Aha! So at this point, my hypothesis would be that custom file options are not encoded deterministically.
But, looking at the Go Protobuf code, we do specify deterministic encoding (and have done so for the last 6 years):
https://github.com/protocolbuffers/protobuf-go/blob/8e8926ef675d99b1c9612f5d008f4dc803839f7a/cmd/protoc-gen-go/internal_gengo/reflect.go#L240
In order to further track down this source of non-determinism, I tried reproducing as follows:
repro.proto contains:
syntax = "proto3";
package test.v0;
option go_package = "github.com/golang/protobuf/issues/1692";
import "py_package.proto";
import "google/protobuf/timestamp.proto";
import "google/protobuf/struct.proto";
option (py_package.py_package_opts).enable = true;
option (py_package.py_package_opts).enable_top_level_imports = true;
message TestMessage {
// Add some common fields that might be present in affected messages
string id = 1;
google.protobuf.Timestamp event_time = 2;
google.protobuf.Struct details = 3;
optional string optional_field = 4; // Example of an optional field
}
py_package.proto contains:
syntax = "proto3";
package py_package;
import "google/protobuf/descriptor.proto";
option go_package = "github.com/stephenoken/protoc-gen-py-pkg/protos";
extend google.protobuf.FileOptions {
// Python package options.
PyPackageOptions py_package_opts = 1300;
}
message PyPackageOptions {
// Enable Python package generation.
bool enable = 1;
// If true, imports will be generated at the top level of the package.
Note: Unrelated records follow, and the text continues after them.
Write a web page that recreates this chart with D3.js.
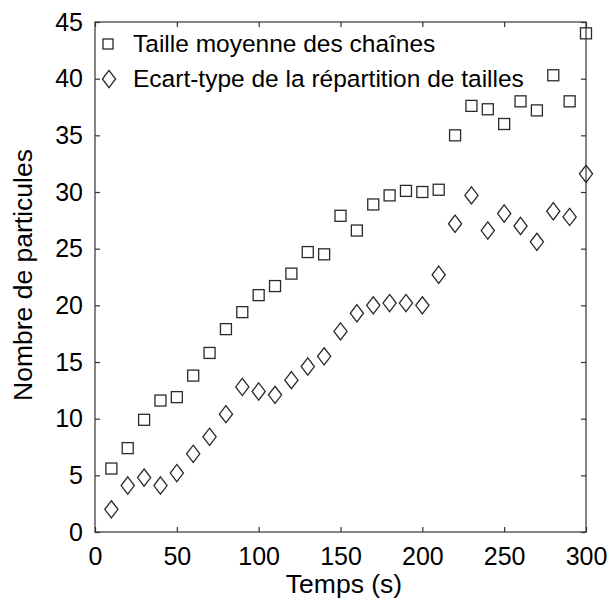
<!DOCTYPE html>
<html><head><meta charset="utf-8">
<script src="https://cdn.jsdelivr.net/npm/d3@7"></script>
<style>
body{margin:0;background:#fff;}
text{font-family:"Liberation Sans",Arial,Helvetica,sans-serif;fill:#000;}
</style></head>
<body><svg id="c" width="611" height="600"></svg>
<script>
const times = [10,20,30,40,50,60,70,80,90,100,110,120,130,140,150,160,170,180,190,200,210,220,230,240,250,260,270,280,290,300];
const tailleMoyenne = [5.6,7.4,9.9,11.6,11.9,13.8,15.8,17.9,19.4,20.9,21.7,22.8,24.7,24.5,27.9,26.6,28.9,29.7,30.1,30.0,30.2,35.0,37.6,37.3,36.0,38.0,37.2,40.3,38.0,44.0];
const ecartType = [2.0,4.1,4.8,4.1,5.2,6.9,8.4,10.4,12.8,12.4,12.1,13.4,14.6,15.5,17.7,19.3,20.0,20.2,20.2,20.0,22.7,27.2,29.7,26.6,28.1,27.0,25.6,28.3,27.8,31.6];
const xTicks = [0,50,100,150,200,250,300];
const yTicks = [0,5,10,15,20,25,30,35,40,45];
const legendLabels = ["Taille moyenne des chaînes","Ecart-type de la répartition de tailles"];
const xLabel = "Temps (s)", yLabel = "Nombre de particules";

const svg = d3.select("#c");
const L=95,R=586,T=22,B=532;
const x = d3.scaleLinear().domain([0,300]).range([L,R]);
const y = d3.scaleLinear().domain([0,45]).range([B,T]);
const axCol="#333", mk="#2a2a2a";

svg.append("rect").attr("x",L).attr("y",T).attr("width",R-L).attr("height",B-T)
  .attr("fill","none").attr("stroke",axCol).attr("stroke-width",1.2);

const fsTick=25, fsLeg=24.5, fsLab=26.5;
const gx=svg.append("g").attr("transform",`translate(0,${B})`)
  .call(d3.axisBottom(x).tickValues(xTicks).tickSizeInner(-5).tickSizeOuter(0).tickPadding(9).tickFormat(d3.format("d")));
const gxt=svg.append("g").attr("transform",`translate(0,${T})`)
  .call(d3.axisTop(x).tickValues(xTicks).tickSizeInner(-5).tickSizeOuter(0).tickFormat(""));
const gy=svg.append("g").attr("transform",`translate(${L},0)`)
  .call(d3.axisLeft(y).tickValues(yTicks).tickSizeInner(-5).tickSizeOuter(0).tickPadding(12).tickFormat(d3.format("d")));
const gyr=svg.append("g").attr("transform",`translate(${R},0)`)
  .call(d3.axisRight(y).tickValues(yTicks).tickSizeInner(-5).tickSizeOuter(0).tickFormat(""));
[gx,gxt,gy,gyr].forEach(g=>{
  g.select(".domain").remove();
  g.selectAll("line").attr("stroke",axCol).attr("stroke-width",1.2);
  g.selectAll("text").style("font-family",'"Liberation Sans",Arial,sans-serif').style("font-size",fsTick+"px").attr("fill","#000");
});
gx.selectAll("text").attr("dy","0.95em");

const sq=5.5, dw=6.6, dh=8.6;
const diamond = (cx,cy)=>`M${cx},${cy-dh}L${cx+dw},${cy}L${cx},${cy+dh}L${cx-dw},${cy}Z`;

svg.append("g").selectAll("rect").data(times.map((t,i)=>[t,tailleMoyenne[i]])).join("rect")
  .attr("x",d=>x(d[0])-sq).attr("y",d=>y(d[1])-sq).attr("width",2*sq).attr("height",2*sq)
  .attr("fill","none").attr("stroke",mk).attr("stroke-width",1.3);
svg.append("g").selectAll("path").data(times.map((t,i)=>[t,ecartType[i]])).join("path")
  .attr("d",d=>diamond(x(d[0]),y(d[1])))
  .attr("fill","none").attr("stroke",mk).attr("stroke-width",1.3);

const lg=svg.append("g");
lg.append("rect").attr("x",108-sq+0.5).attr("y",44-sq+0.5).attr("width",2*sq-1).attr("height",2*sq-1)
  .attr("fill","none").attr("stroke",mk).attr("stroke-width",1.3);
lg.append("path").attr("d",diamond(109,79)).attr("fill","none").attr("stroke",mk).attr("stroke-width",1.3);
lg.append("text").attr("x",133).attr("y",52).style("font-size",fsLeg+"px").text(legendLabels[0]);
lg.append("text").attr("x",133).attr("y",87).style("font-size",fsLeg+"px").text(legendLabels[1]);

svg.append("text").attr("x",344).attr("y",593).attr("text-anchor","middle").style("font-size",fsLab+"px").text(xLabel);
svg.append("text").attr("transform",`translate(32,275) rotate(-90)`).attr("text-anchor","middle").style("font-size",fsLab+"px").text(yLabel);
</script></body></html>
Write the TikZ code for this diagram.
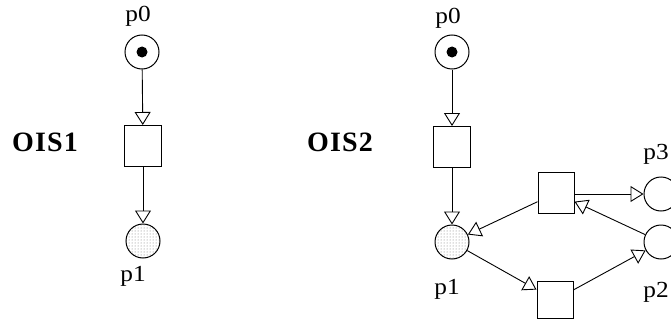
\documentclass[tikz,border=0pt]{standalone}
\usepackage{fontspec}
\setmainfont{Liberation Serif}
\usetikzlibrary{arrows.meta,patterns}
\begin{document}
\begin{tikzpicture}[x=1pt,y=-1pt,
  place/.style={circle,draw,line width=1pt,minimum size=34pt,inner sep=0pt},
  stippled/.style={place,pattern=dots,pattern color=black!55},
  trans/.style={rectangle,draw,line width=1pt,minimum width=37pt,minimum height=41pt,inner sep=0pt},
  arc/.style={line width=0.9pt,-{Triangle[open,length=13pt,width=16pt,line width=0.9pt]}},
  lbl/.style={font=\fontsize{23}{27}\selectfont\addfontfeature{FakeStretch=1.1},inner sep=0pt,anchor=base},
  title/.style={font=\fontsize{28}{32}\selectfont\bfseries\addfontfeature{LetterSpace=4},inner sep=0pt},
]
\useasboundingbox (0,0) rectangle (671,321);

% ---- OIS1 ----
\node[title] (ois1) at (45,142) {OIS1};
\node[place] (p0L) at (142,52) {};
\fill (p0L.center) circle[radius=5.5];
\node[trans] (tL) at (143,146) {};
\node[stippled] (p1L) at (143,241) {};
\node[lbl] (lp0L) at (138,22) {p0};
\node[lbl] (lp1L) at (133,281) {p1};
\draw[arc] (p0L) -- (tL);
\draw[arc] (tL) -- (p1L);

% ---- OIS2 ----
\node[title] (ois2) at (340,142) {OIS2};
\node[place] (p0R) at (452,52) {};
\fill (p0R.center) circle[radius=5.5];
\node[trans] (t1) at (452,147) {};
\node[stippled] (p1R) at (452,242) {};
\node[trans,minimum width=36pt] (t2) at (556,193) {};
\node[trans,minimum width=36pt,minimum height=37pt] (t3) at (555,300) {};
\node[place] (p3) at (661,194) {};
\node[place] (p2) at (661,242) {};
\node[lbl] (lp0R) at (448,24) {p0};
\node[lbl] (lp1R) at (447,294) {p1};
\node[lbl] (lp3) at (656,159) {p3};
\node[lbl] (lp2) at (656,297) {p2};

\draw[arc] (p0R) -- (t1);
\draw[arc] (t1) -- (p1R);
\draw[arc] (t2) -- (p1R);
\draw[arc] (p1R) -- (t3);
\draw[arc] (t3) -- (p2);
\draw[arc] (p2) -- (t2);
\draw[arc] (t2.east |- p3.west) -- (p3.west);
\end{tikzpicture}
\end{document}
bool enable_top_level_imports = 2;
}
Running protoc --go_out=. ./repro.proto works for me and produces ./github.com/golang/protobuf/issues/1692/repro.pb.go.
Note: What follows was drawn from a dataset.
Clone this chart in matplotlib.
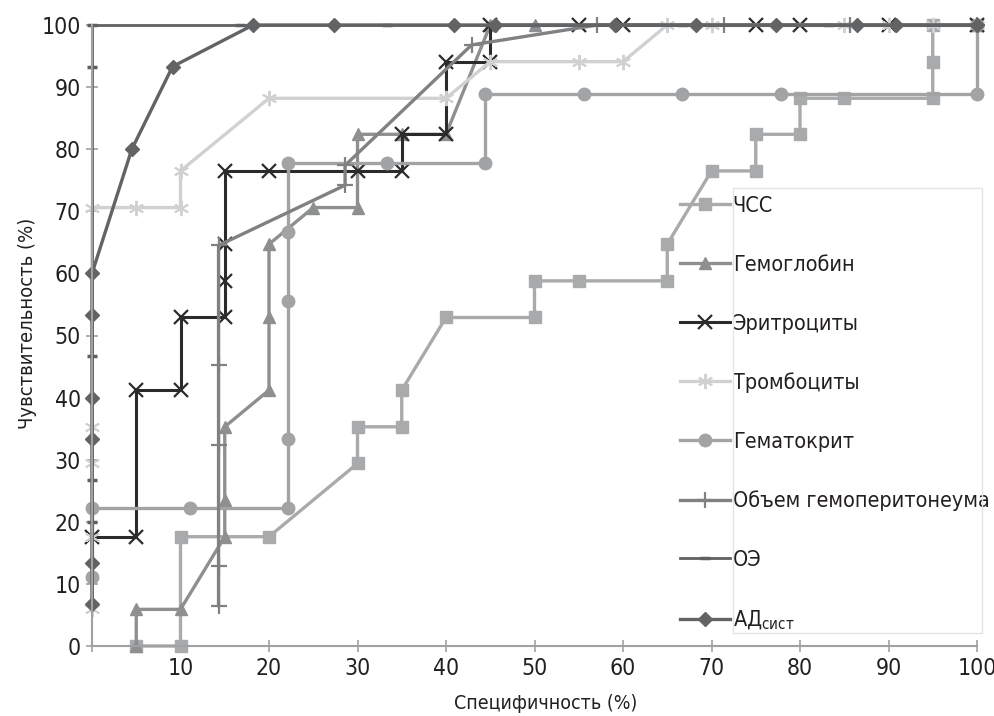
import matplotlib
matplotlib.use("Agg")
import matplotlib.pyplot as plt
from matplotlib.patches import Rectangle

plt.rcParams['font.family'] = ['DejaVu Sans']
plt.rcParams['font.stretch'] = 'condensed'
plt.rcParams['mathtext.default'] = 'regular'

# ROC data: specificity (x) and sensitivity (y), %
chss_x = [5, 10, 10, 20, 30, 30, 35, 35, 40, 50, 50, 55, 65, 65, 70, 75, 75, 80, 80, 85, 95, 95, 95, 100]
chss_y = [0, 0, 17.6, 17.6, 29.4, 35.3, 35.3, 41.2, 52.9, 52.9, 58.8, 58.8, 58.8, 64.7, 76.5, 76.5, 82.4, 82.4, 88.2, 88.2, 88.2, 94.1, 100, 100]

hgb_x = [5, 5, 10, 15, 15, 15, 20, 20, 20, 25, 30, 30, 35, 40, 45, 50, 100]
hgb_y = [0, 5.9, 5.9, 17.6, 23.5, 35.3, 41.2, 52.9, 64.7, 70.6, 70.6, 82.4, 82.4, 82.4, 100, 100, 100]

rbc_x = [0, 5, 5, 10, 10, 15, 15, 15, 15, 20, 30, 35, 35, 40, 40, 45, 45, 55, 60, 75, 80, 90, 100]
rbc_y = [17.6, 17.6, 41.2, 41.2, 52.9, 52.9, 58.8, 64.7, 76.5, 76.5, 76.5, 76.5, 82.4, 82.4, 94.1, 94.1, 100, 100, 100, 100, 100, 100, 100]

plt_x = [0, 0, 0, 0, 0, 5, 10, 10, 20, 40, 45, 55, 60, 65, 70, 85, 90, 95, 100]
plt_y = [5.9, 17.6, 29.4, 35.3, 70.6, 70.6, 70.6, 76.5, 88.2, 88.2, 94.1, 94.1, 94.1, 100, 100, 100, 100, 100, 100]

hct_x = [0, 0, 11.1, 22.2, 22.2, 22.2, 22.2, 22.2, 33.3, 44.4, 44.4, 55.6, 66.7, 77.8, 100, 100]
hct_y = [11.1, 22.2, 22.2, 22.2, 33.3, 55.6, 66.7, 77.8, 77.8, 77.8, 88.9, 88.9, 88.9, 88.9, 88.9, 100]

vol_x = [14.3, 14.3, 14.3, 14.3, 14.3, 28.6, 28.6, 42.9, 57.1, 71.4, 85.7, 100]
vol_y = [6.5, 12.9, 32.3, 45.2, 64.5, 74.2, 77.4, 96.8, 100, 100, 100, 100]

oe_x = [0, 0, 0, 0, 0, 0, 16.7, 33.3, 50, 66.7, 83.3, 100]
oe_y = [6.7, 20, 26.7, 46.7, 93.3, 100, 100, 100, 100, 100, 100, 100]

ad_x = [0, 0, 0, 0, 0, 0, 4.5, 9.1, 18.2, 27.3, 40.9, 45.5, 59.1, 68.2, 77.3, 86.4, 90.9, 100]
ad_y = [6.7, 13.3, 33.3, 40, 53.3, 60, 80, 93.3, 100, 100, 100, 100, 100, 100, 100, 100, 100, 100]

fig = plt.figure(figsize=(9.95, 7.16), dpi=100)
ax = fig.add_axes([92 / 995, 70 / 716, 885 / 995, 621 / 716])

ax.plot(chss_x, chss_y, color='#a9aaac', lw=2.4, marker='s', ms=8, label='ЧСС', clip_on=False)
ax.plot(hgb_x, hgb_y, color='#8e8f91', lw=2.4, marker='^', ms=8, label='Гемоглобин', clip_on=False)
ax.plot(rbc_x, rbc_y, color='#2b2b2b', lw=2.2, marker='x', ms=10, mew=1.6, label='Эритроциты', clip_on=False)
ax.plot(plt_x, plt_y, color='#d0d1d3', lw=2.4, marker=(6, 2, 0), ms=11, mew=1.4, label='Тромбоциты', clip_on=False)
ax.plot(hct_x, hct_y, color='#a2a3a5', lw=2.4, marker='o', ms=9, label='Гематокрит', clip_on=False)
ax.plot(vol_x, vol_y, color='#808183', lw=2.4, marker='+', ms=11, mew=1.6, label='Объем гемоперитонеума', clip_on=False)
ax.plot(oe_x, oe_y, color='#5f6062', lw=2.0, marker='_', ms=7, mew=2.5, label='ОЭ', clip_on=False)
ax.plot(ad_x, ad_y, color='#626365', lw=2.4, marker='D', ms=7, label='АД$_{сист}$', clip_on=False)

ax.set_xlim(0, 100)
ax.set_ylim(0, 100)
ax.set_xticks(range(0, 101, 10))
ax.set_xticklabels([''] + [str(v) for v in range(10, 101, 10)])
ax.set_yticks(range(0, 101, 10))
for s in ['top', 'right']:
    ax.spines[s].set_visible(False)
for s in ['left', 'bottom']:
    ax.spines[s].set_color('#a0a1a3')
    ax.spines[s].set_linewidth(1.5)
ax.tick_params(direction='inout', length=8, width=1.2, color='#a0a1a3',
               labelsize=16.5, labelcolor='#231f20', pad=4)

ax.set_xlabel('Специфичность (%)', fontsize=14, color='#231f20')
ax.set_ylabel('Чувствительность (%)', fontsize=14.5, color='#231f20')
ax.xaxis.set_label_coords(0.513, -0.077)
ax.yaxis.set_label_coords(-0.062, 0.52)

leg = ax.legend(loc='upper left', bbox_to_anchor=(680 / 995, 1 - 196 / 716),
                bbox_transform=fig.transFigure, frameon=False, fontsize=15.5,
                labelspacing=1.8, handlelength=2.3, handletextpad=0.15,
                borderpad=0, borderaxespad=0)
for t in leg.get_texts():
    t.set_color('#231f20')

fig.patches.append(Rectangle((733 / 995, 1 - 633 / 716), 249 / 995, 445 / 716,
                             transform=fig.transFigure, fill=False,
                             edgecolor='#e4e4e4', lw=1))

fig.savefig('out.png', dpi=100)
I ran this command in a loop for 10_000 times, comparing the newly generated file with the previous version:
% for i in $(seq 10000); do mv ./github.com/golang/protobuf/issues/1692/repro.pb.go /tmp/old.pb.go; protoc --go_out=. ./repro.proto; diff -u /tmp/old.pb.go ./github.com/golang/protobuf/issues/1692/repro.pb.go; done
%
As you can see, there are no printed diffs, so on my machine, this command is deterministic.
I wonder how your environment results in non-deterministic output. Can you tell me how to make my reproducer trigger the issue? Can you run this reproducer in your environment to see if it’s also affected, or if there are other triggering conditions that we are missing? What rate of non-determinism are you seeing? (Like, 1 in 100, or 1 in 10_000, or…)
I also could not repro through protoc alone… I’m starting to think maybe Buf doesn’t call into protoc to make the actually call to protoc-gen-go but is parsing the proto itself?
https://github.com/bufbuild/buf/blob/d3d9b8647b201c740a0cce5cffd69e7d03d82cee/private/buf/cmd/buf/command/alpha/protoc/protoc.go
This command replaces protoc using Buf's internal compiler.
The implementation is in progress. Although it outperforms mainline protoc, it hasn't yet been optimized.
This looks likely. If we’re getting a non-deterministic descriptor from buf, then we cannot help ourselves but be non-deterministic?
I was working on getting Buf up so I could do a repro through the first directions, but I have family visiting, and cannot poke at it right now.